Shein, the clothing and accessory company that has taken the internet by storm, recently signed a deal with Forever 21’s operating company, the Sparc Group. This merger is bound to have a massive impact on the fast fashion industry and fashion in general as Shein continues to expand into the United States.
When fast fashion is mentioned, Shein is typically one of the first names that comes to mind. The quickly growing company is known for its low prices on items like crop tops and even utensils. Products arrive quickly, so there’s not much of a wait after ordering. Given the amount of customers and the sheer amount of items on the website, Shein must be shipping out thousands of packages per day. Production of the items being sold also must be However, these benefits don’t come without their share of controversy. In recent years, Shein has been exposed for its alleged unethical business practices – and it goes deeper than corporate corruption.
Workers in Shein garment factories are alleged to be not only extremely overworked but also drastically underpaid.
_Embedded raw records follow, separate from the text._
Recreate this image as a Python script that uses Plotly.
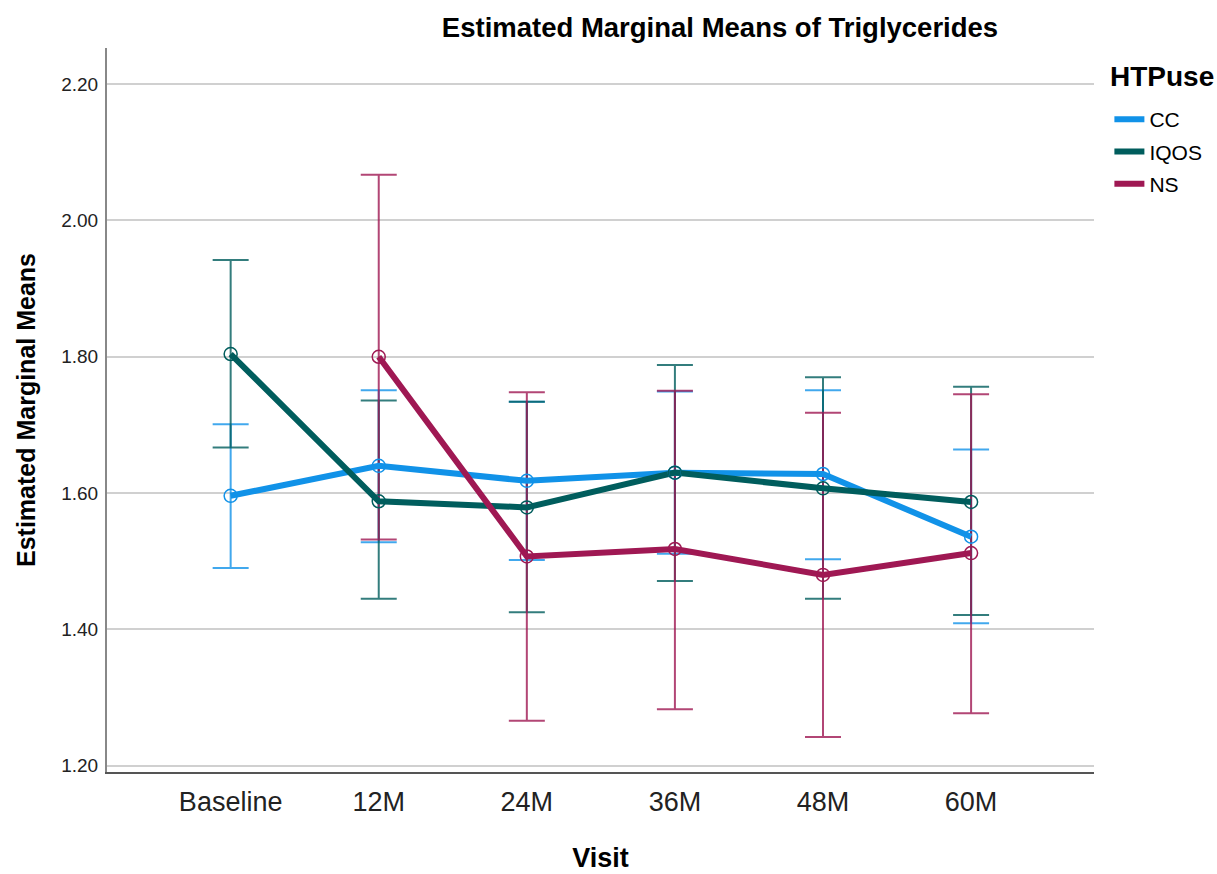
import plotly.graph_objects as go

visits = ["Baseline", "12M", "24M", "36M", "48M", "60M"]

cc_mean = [1.596, 1.640, 1.618, 1.630, 1.628, 1.536]
cc_lo = [1.490, 1.528, 1.502, 1.511, 1.503, 1.409]
cc_hi = [1.701, 1.751, 1.734, 1.749, 1.751, 1.664]

iqos_mean = [1.804, 1.588, 1.579, 1.630, 1.607, 1.587]
iqos_lo = [1.667, 1.445, 1.425, 1.471, 1.445, 1.421]
iqos_hi = [1.942, 1.736, 1.734, 1.788, 1.770, 1.756]

ns_mean = [None, 1.800, 1.507, 1.518, 1.480, 1.512]
ns_lo = [None, 1.532, 1.266, 1.283, 1.242, 1.277]
ns_hi = [None, 2.067, 1.748, 1.750, 1.718, 1.745]

groups = ["CC", "IQOS", "NS"]
colors = ["#1192e8", "#005d5d", "#9f1853"]
err_colors = ["rgba(17,146,232,0.8)", "rgba(0,93,93,0.8)", "rgba(159,24,83,0.8)"]

series = [(cc_mean, cc_lo, cc_hi), (iqos_mean, iqos_lo, iqos_hi), (ns_mean, ns_lo, ns_hi)]

FONT = "Liberation Sans, Arial, sans-serif"

fig = go.Figure()

# error bars first
for (m, lo, hi), name, ec in zip(series, groups, err_colors):
    plus = [None if v is None else h - v for v, h in zip(m, hi)]
    minus = [None if v is None else v - l for v, l in zip(m, lo)]
    fig.add_trace(go.Scatter(
        x=visits, y=m, mode="markers",
        marker=dict(size=1, opacity=0),
        error_y=dict(type="data", array=plus, arrayminus=minus, symmetric=False,
                     color=ec, thickness=2, width=18),
        showlegend=False, hoverinfo="skip"))

# lines
for (m, lo, hi), name, c in zip(series, groups, colors):
    fig.add_trace(go.Scatter(
        x=visits, y=m, mode="lines", name=name, legendgroup=name,
        line=dict(color=c, width=6), connectgaps=False))

# markers
for (m, lo, hi), name, c in zip(series, groups, colors):
    fig.add_trace(go.Scatter(
        x=visits, y=m, mode="markers",
        marker=dict(symbol="circle-open", size=13, color=c, line=dict(width=1.5, color=c)),
        showlegend=False, hoverinfo="skip"))

fig.update_layout(
    width=1217, height=874,
    margin=dict(l=107, r=123, t=48, b=102, autoexpand=False),
    paper_bgcolor="white", plot_bgcolor="white",
    font=dict(family=FONT, color="#000"),
    title=dict(text="<b>Estimated Marginal Means of Triglycerides</b>",
               x=720 / 1217, xanchor="center", xref="container",
               y=1 - 27 / 874, yanchor="middle", yref="container",
               font=dict(size=27.5, color="#000")),
    legend=dict(
        font=dict(size=21),
        x=1.0156, xanchor="left", y=(772 - 99) / 724, yanchor="top",
        tracegroupgap=2, bgcolor="rgba(0,0,0,0)"),
    showlegend=True,
    annotations=[dict(text="<b>HTPuse</b>", xref="paper", yref="paper",
                      x=(1108 - 107) / 987, y=(772 - 77) / 724,
                      xanchor="left", yanchor="middle", showarrow=False,
                      font=dict(size=28, color="#000"))],
)

fig.update_xaxes(
    type="category", range=[-0.835, 5.83], automargin=False,
    showline=True, linecolor="#555", linewidth=2,
    showgrid=False, ticks="", tickfont=dict(size=27, color="#222"),
    ticklabelstandoff=5,
    title=dict(text="<b>Visit</b>", font=dict(size=27), standoff=32),
    zeroline=False)

fig.update_yaxes(
    range=[1.1908, 2.253], automargin=False,
    tickvals=[1.2, 1.4, 1.6, 1.8, 2.0, 2.2], ticktext=["1.20", "1.40", "1.60", "1.80", "2.00", "2.20"],
    showline=True, linecolor="#888", linewidth=2,
    showgrid=True, gridcolor="#d0d0d0", gridwidth=2,
    ticks="", tickfont=dict(size=19, color="#222"),
    ticklabelstandoff=3,
    title=dict(text="<b>Estimated Marginal Means</b>", font=dict(size=25), standoff=18),
    zeroline=False)

fig.write_html("out.html")
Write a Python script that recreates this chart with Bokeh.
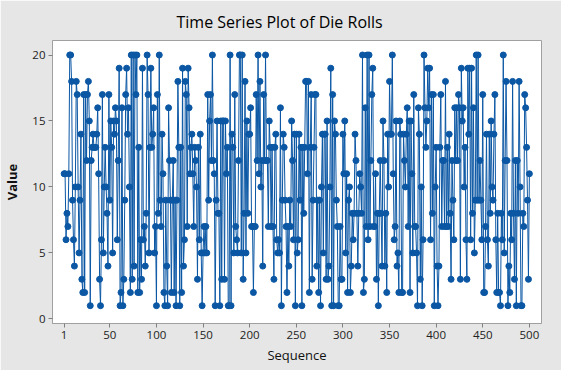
from bokeh.plotting import figure
from bokeh.models import FixedTicker, Range1d
from bokeh.embed import file_html
from bokeh.resources import INLINE

rolls_001_100 = [11,11,6,8,7,11,20,20,18,9, 6,4,10,18,17,10,5,9,14,3, 2,17,2,17,12,17,18,15,1,12,
                 13,14,13,13,13,14,16,11,3,1, 6,17,5,10,13,10,8,4,17,9, 15,13,5,15,14,16,15,6,12,19,
                 1,2,16,1,3,9,17,19,14,16, 10,2,20,3,20,4,20,17,20,2, 13,2,6,3,19,6,7,4,8,20,
                 17,5,13,19,13,14,16,5,7,1]
rolls_101_200 = [17,8,20,9,7,14,11,2,1,9, 4,1,16,12,9,2,9,12,2,9, 1,9,18,13,1,13,2,19,4,6,
                 18,17,7,19,16,11,13,14,11,7, 13,12,10,3,13,6,14,5,1,5, 7,5,7,5,17,9,15,17,12,20,
                 12,11,1,9,15,8,8,1,15,3, 15,15,3,15,11,13,1,1,20,1, 14,13,5,17,7,6,5,12,20,20,
                 5,20,3,8,18,5,15,8,14,14]
rolls_201_300 = [16,7,7,2,7,7,17,12,20,11, 18,10,12,4,17,12,20,12,12,7, 15,13,7,13,7,3,13,14,6,5,
                 6,5,16,1,9,14,13,9,7,2, 7,4,9,7,15,12,6,14,1,14, 5,6,14,9,13,1,13,8,13,18,
                 18,11,18,2,13,17,3,9,13,17, 17,4,9,2,9,1,10,14,5,14, 14,3,15,3,4,10,19,1,17,1,
                 15,14,9,7,1,1,7,3,3,14]
rolls_301_400 = [11,15,5,11,2,9,10,2,4,8, 6,8,14,12,8,4,8,11,10,8, 20,2,3,16,7,20,6,20,7,12,
                 17,19,7,7,11,3,8,1,8,12, 8,4,15,12,4,8,2,14,10,18, 14,14,20,11,6,7,15,4,5,2,
                 15,14,2,2,14,12,10,14,16,7, 15,2,15,11,5,17,7,7,5,1, 16,14,3,10,1,6,20,16,13,15,
                 19,16,19,6,17,8,17,1,10,13]
rolls_401_500 = [4,1,4,13,17,7,12,12,7,18, 7,13,7,14,8,3,12,9,6,16, 12,16,12,17,16,3,19,15,16,10,
                 13,6,3,19,14,19,6,19,8,16, 5,9,20,9,20,9,12,9,6,17, 2,2,7,14,6,4,14,8,15,10,
                 9,14,17,6,2,8,2,2,1,8, 6,20,5,12,18,12,1,4,2,8, 6,18,8,3,12,1,12,8,18,10,
                 1,1,8,7,17,16,13,9,3,11]

values = rolls_001_100 + rolls_101_200 + rolls_201_300 + rolls_301_400 + rolls_401_500
sequence = list(range(1, len(values) + 1))
x_ticks = [1, 50, 100, 150, 200, 250, 300, 350, 400, 450, 500]
y_ticks = [0, 5, 10, 15, 20]

BLUE = "#0B57A4"
FONT = "Open Sans"

p = figure(width=561, height=370, output_backend="svg", toolbar_location=None,
           x_range=Range1d(-11.5, 513), y_range=Range1d(-0.35, 21.1),
           min_border_left=48, min_border_right=20, min_border_top=39, min_border_bottom=47,
           title="Time Series Plot of Die Rolls")
p.background_fill_color = "white"
p.border_fill_color = "#E6E6E6"
p.outline_line_color = "#A0A0A0"
p.outline_line_width = 1
p.grid.visible = False

p.title.text_font = FONT
p.title.text_font_size = "16px"
p.title.text_font_style = "normal"
p.title.text_color = "#000000"
p.title.align = "left"
p.title.offset = 124
p.title.standoff = 16

p.line(sequence, values, line_color=BLUE, line_width=1)
p.scatter(sequence, values, size=6, fill_color=BLUE, line_color=BLUE)

for ax in (p.xaxis[0], p.yaxis[0]):
    ax.axis_line_color = "#A0A0A0"
    ax.major_tick_line_color = "#808080"
    ax.major_tick_out = 4
    ax.major_tick_in = 0
    ax.minor_tick_line_color = None
    ax.major_label_text_font = FONT
    ax.major_label_text_font_size = "11.5px"
    ax.major_label_text_color = "#222222"
    ax.major_label_standoff = 3
    ax.axis_label_text_font = FONT
    ax.axis_label_text_font_size = "13px"
    ax.axis_label_text_color = "#111111"

p.xaxis[0].ticker = FixedTicker(ticks=x_ticks)
p.yaxis[0].ticker = FixedTicker(ticks=y_ticks)
p.xaxis[0].axis_label = "Sequence"
p.xaxis[0].axis_label_text_font_style = "normal"
p.xaxis[0].axis_label_standoff = 4
p.yaxis[0].axis_label = "Value"
p.yaxis[0].axis_label_text_font_style = "bold"
p.yaxis[0].axis_label_standoff = 8

open("out.html", "w").write(file_html(p, INLINE))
In around 600 factories located in China, workers are forced to work shifts up to 75 hours at a time with little breaks and very little money to show for it. According to Time Magazine, Shein employees are hired with no contracts or minimum wage requirements, meaning they could be paid as low as $20 a day to make hundreds of garments by hand. The factories themselves are extremely unsafe, with many lacking basic safety requirements like emergency exits and fire alarms. Additionally, the rapid rate of production means every factory churns out massive amounts of CO2, meaning massive drawbacks for the environment.
As for the second half of the merger, Forever 21 is also a notable fast fashion company, with hundreds of stores in the US alone. Their company relies on a similarly rapid paper-to-garment production, and it likely has many of the same shady characteristics as Shein in terms of production. However, speculation is that Shien merged with the company because they have something Shein doesn’t: an in-person clientele.
The merger, signed in August, means that Shein will acquire around ⅓ of Forever 21’s operating company, The Sparc Group. But what does this really mean? Both companies were previously each other’s competitors, each being a top brand in the fast fashion industry. But with this partnership, not only will both brands be able to reach many more clients, but Shein will also have the opportunity to have in-store clothing for the first time.
As Shein continues to expand, even potentially becoming available in stores, their unethical business practices are not erased. Workers continue to be exploited, and the environment continues to be damaged. This merger can only have a greater negative impact on the world, regardless of how cheap consumers can buy the latest trend.